Concord: Half of call center jobs will be part-time
The Contra Costa County supervisor whose district includes the call center called the whole hiring process -- which attracted about 7,000 applicants -- a "comedy of errors."
"The battle for the call center was over jobs with good working wages and benefits; I never dreamed they would be part-time," said Karen Mitchoff, who has heard from complaining constituents and expressed her "extreme displeasure with how it was handled" to call center supervisors.
One recent hire, who last week learned the job would be part-time, said the new "intermittent" employees feel like they've been used as a political tool, and many now regret applying for the positions.
"What's really ironic is working for a call center and trying to help people get health care, but we can't afford it ourselves," said the worker, who asked for anonymity out of fear of losing the job. The county says it had been telling the public and supervisors all along that some positions would be full-time and some part-time. However, portions of staff reports list all 204 jobs as full-time, and a job posting said the same.
It's the latest controversy involving the call center, one of three created statewide to help citizens enroll in various new health care options under President Obama's Affordable Care Act when it goes live at the start of next year.
Contra Costa was selected early on by the state to run the call center, but the deal mandated the county run the operation itself, with state funding, or lose it to another county. Once Contra Costa secured the call center, Concord and Richmond battled for the right to host it. Unions nearly derailed the project before some last-minute wrangling to ensure workers weren't transferred needlessly and would receive appropriate benefits.
The state budget allows for 180 customer service agents, half of them part-time, when the call center opens Oct. 1, said Contra Costa Deputy County Administrator Theresa Speiker. The full-time employees, she said, will handle the core 40-hour work week, while the part-timers will handle the extended hours. For the first three months, the call center at 2500 Bates Ave., off Highway 4 and Port Chicago Highway, will be open 72 hours a week.

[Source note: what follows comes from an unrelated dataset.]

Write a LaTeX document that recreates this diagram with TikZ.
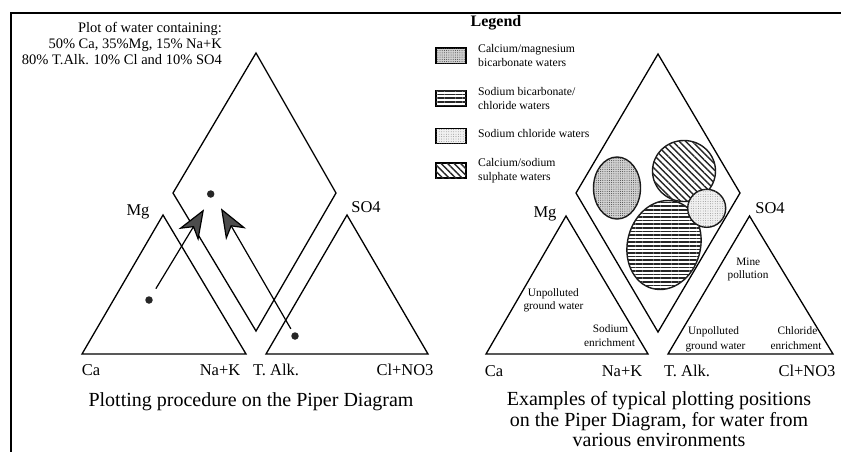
\documentclass[tikz,border=0pt]{standalone}
\usepackage{fontspec}
\setmainfont{Liberation Serif}
\usetikzlibrary{arrows.meta,patterns.meta}
\begin{document}
\begin{tikzpicture}[x=1pt,y=-1pt,
  edge/.style={line width=1.3pt,line join=miter},
  lbl/.style={font=\fontsize{16.5}{18}\selectfont,anchor=base,inner sep=0pt},
  note/.style={font=\fontsize{14.5}{16}\selectfont,anchor=base east,inner sep=0pt},
  capt/.style={font=\fontsize{20}{22}\selectfont,anchor=base,inner sep=0pt},
  legtxt/.style={font=\fontsize{11.7}{13}\selectfont,anchor=base west,inner sep=0pt},
  small/.style={font=\fontsize{11.3}{12}\selectfont,anchor=base,inner sep=0pt},
  dotn/.style={circle,fill=black!85,inner sep=0pt,outer sep=0pt,minimum size=7.5pt},
  arr/.style={line width=1.2pt,-{Stealth[length=30pt,width=23pt,inset=9pt,fill=black!70]}},
  stipA/.style={fill=gray!35,postaction={pattern={Dots[distance=2.2pt,radius=0.5pt]},pattern color=black!75}},
  stipB/.style={fill=gray!12,postaction={pattern={Dots[distance=2.4pt,radius=0.4pt]},pattern color=black!55}},
  hlines/.style={fill=white,postaction={pattern={Lines[angle=0,distance=3.6pt,line width=1.5pt]},pattern color=black!85}},
  dlines/.style={fill=white,postaction={pattern={Lines[angle=-45,distance=4.6pt,line width=1.4pt]},pattern color=black!85}},
  blob/.style={line width=1.4pt,draw=black!90}]
\useasboundingbox (0,0) rectangle (841,451);
\fill[white] (0,0) rectangle (841,451);
% frame
\coordinate (fb) at (11,452);
\coordinate (fc) at (11,13);
\coordinate (fr) at (842,13);
\draw[line width=1.6pt] (fb) -- (fc) -- (fr);

% ---------------- left panel ----------------
\node[note] (n1) at (222,32.7) {Plot of water containing:};
\node[note] (n2) at (222,48.3) {50\% Ca, 35\%Mg, 15\% Na+K};
\node[note] (n3) at (222,64) {80\% T.Alk. 10\% Cl and 10\% SO4};

\coordinate (LdT) at (256,53);
\coordinate (LdL) at (173,193);
\coordinate (LdR) at (336,193);
\coordinate (LdB) at (256,331);
\draw[edge] (LdT) -- (LdR) -- (LdB) -- (LdL) -- cycle;

\coordinate (LaA) at (163,215);
\coordinate (LaB) at (82,354);
\coordinate (LaC) at (246,354);
\draw[edge] (LaA) -- (LaC) -- (LaB) -- cycle;

\coordinate (LbA) at (347,215);
\coordinate (LbB) at (266,354);
\coordinate (LbC) at (428,354);
\draw[edge] (LbA) -- (LbC) -- (LbB) -- cycle;

\node[lbl] (lMg) at (138,215) {Mg};
\node[lbl] (lSO) at (366,212.5) {SO4};
\node[lbl] (lCa) at (91,375.5) {Ca};
\node[lbl] (lNa) at (220,375.5) {Na+K};
\node[lbl] (lTA) at (276,375.5) {T. Alk.};
\node[lbl] (lCl) at (405,375.5) {Cl+NO3};

\node[dotn] (dD) at (210.7,194) {};
\node[dotn] (dL) at (149,300) {};
\node[dotn] (dR) at (295,336) {};
\coordinate (tL) at (204,209.3);
\coordinate (tR) at (221,208.3);
\draw[arr,shorten <=9.5pt] (dL) -- (tL);
\draw[arr,shorten <=4.5pt] (dR) -- (tR);

\node[capt] (capL) at (251,406) {Plotting procedure on the Piper Diagram};

% ---------------- right panel ----------------
\node[font=\bfseries\fontsize{16}{18}\selectfont,anchor=base,inner sep=0pt] (leg) at (496,26.5) {Legend};

\draw[stipA,line width=1.3pt] (436,48) rectangle (466,63.5);
\draw[hlines,line width=1.3pt] (436,90.5) rectangle (466,106);
\draw[stipB,line width=1.3pt] (436,128.5) rectangle (466,143.5);
\draw[dlines,line width=1.3pt] (436,163) rectangle (466,178);

\node[legtxt] (g1a) at (478,52.5) {Calcium/magnesium};
\node[legtxt] (g1b) at (478,66) {bicarbonate waters};
\node[legtxt] (g2a) at (478,95.5) {Sodium bicarbonate/};
\node[legtxt] (g2b) at (478,109.5) {chloride waters};
\node[legtxt] (g3a) at (478,137.5) {Sodium chloride waters};
\node[legtxt] (g4a) at (478,166) {Calcium/sodium};
\node[legtxt] (g4b) at (478,180) {sulphate waters};

\coordinate (RdT) at (658,54);
\coordinate (RdL) at (576,193);
\coordinate (RdR) at (740,193);
\coordinate (RdB) at (658,332);
\draw[edge] (RdT) -- (RdR) -- (RdB) -- (RdL) -- cycle;

\coordinate (RaA) at (566,216);
\coordinate (RaB) at (486,354);
\coordinate (RaC) at (648,354);
\draw[edge] (RaA) -- (RaC) -- (RaB) -- cycle;

\coordinate (RbA) at (749.5,216);
\coordinate (RbB) at (668,354);
\coordinate (RbC) at (833,354);
\draw[edge] (RbA) -- (RbC) -- (RbB) -- cycle;

% water-type fields
\coordinate (eA) at (617,188);
\coordinate (eB) at (664,245);
\coordinate (eC) at (684,171);
\coordinate (eD) at (706.7,208.3);
\draw[blob,stipA] (eA) ellipse [x radius=23.5,y radius=31];
\draw[blob,hlines,rotate around={-15:(eB)}] (eB) ellipse [x radius=36.5,y radius=45];
\draw[blob,dlines] (eC) ellipse [x radius=31.5,y radius=30.5];
\draw[blob,stipB] (eD) circle [radius=19];

\node[lbl] (rMg) at (545,217) {Mg};
\node[lbl] (rSO) at (770,213) {SO4};
\node[lbl] (rCa) at (494,376) {Ca};
\node[lbl] (rNa) at (622,376) {Na+K};
\node[lbl] (rTA) at (687,376) {T. Alk.};
\node[lbl] (rCl) at (807,376) {Cl+NO3};

\node[small] (s1a) at (553.4,296) {Unpolluted};
\node[small] (s1b) at (553.5,309.5) {ground water};
\node[small] (s2a) at (610.5,332.7) {Sodium};
\node[small] (s2b) at (609.5,346.5) {enrichment};
\node[small] (s3a) at (748.3,265) {Mine};
\node[small] (s3b) at (748,278.5) {pollution};
\node[small] (s4a) at (713.5,334.5) {Unpolluted};
\node[small] (s4b) at (715.5,349) {ground water};
\node[small] (s5a) at (797.5,334.5) {Chloride};
\node[small] (s5b) at (796,349) {enrichment};

\node[capt] (capR1) at (659,405) {Examples of typical plotting positions};
\node[capt] (capR2) at (659,426) {on the Piper Diagram, for water from};
\node[capt] (capR3) at (659,446.5) {various environments};
\end{tikzpicture}
\end{document}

After that, it drops to 59 hours a week.
"In open session and in (staff reports) we've been pretty clear that not all will be full-time jobs," Speiker said.
Speiker said the 7,000 applications were "totally outside what we anticipated with the demand for these jobs. We were blown away."
The new hires, many of whom left other full-time jobs for the call center positions, were told they were the "cream of the crop," the recent hire said.
Orientation and training started in July, but stopped on the afternoon of July 18, when employees were told they would have private meetings about their positions, the employee said.
"It reminded me of that George Clooney movie where he goes around the country firing people ('Up in the Air')," the employee said. "The woman said, 'I know you were led to believe you would be full time, but things have changed. ... You are actually 'part-time intermittent.'"
The worker said no clear reasons for the change were given.
Those who became part-time were told they would have to pay full freight on their health plans, ranging from $600 to $1,200 a month for a single worker and between $1,400 to $2,900 a month for an employee with a family. That is a steep bill for employees with part-time jobs paying from $15.33 to $18.63 an hour.
Another applicant said he ditched another job offer after getting a congratulatory hiring letter from call center operators in June, only to be given the runaround in the months since.
During negotiations months ago, Service Employees International Union Local 1021, which represents the customer service agents, demanded 80 percent of health insurance premiums be paid by the county, and 20 percent be paid by the employee. SEIU did not return a call for comment.
"It is very disappointing. I was under the impression these were going to be well-paying, well-compensated positions," said County Supervisor Mary Piepho. "We were really hopeful these would be jobs meeting the unemployment needs in our county and offer them the ability to make a living and support their families."